Following the success of Caramilk’s “The Key to the Secret” campaign, which doubled sales and brand equity with a Willy Wonka-inspired competition that hid keys in wrappers, The Hive launched a new scouring competition, this time online.
The online Easter egg hunt features a Cadbury Crème egg hidden in ads on different websites. As the user hovers over the ad, the cursor changes to some method of egg destruction (ninja blades or a guillotine, anyone?). Once the users spot the egg, they goo it – or destroy it – and earn badges for a chance to win the ultimate Goo Grail, with back-end cookies tracking the users’ progress. It’s a low-maintenance way of engaging users and reviving the suicidal egg from 2008.
Social media has breathed life back into candy advertising, Garneau says. While it took a few years to figure out how to utilize social networks, confectionery marketers are now in the vanguard of leveraging the online space to tell interesting stories and engage users.

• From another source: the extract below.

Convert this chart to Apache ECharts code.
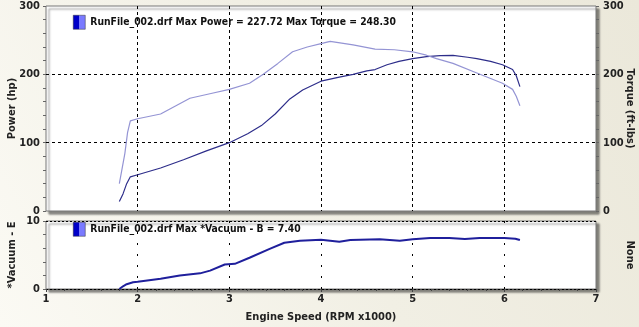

The industry is on the cusp of super-cool marketing as more brands dive in, hell bent on pure entertainment, says Garneau, predicting it will trickle into the store aisles and onto packaging.
“I suspect we haven’t seen the end of the shenanigans,” he says. “The desire to entertain, to occupy that – forgive the pun – sweet spot has always been there, but marketers realized we’re going to have to earn it.”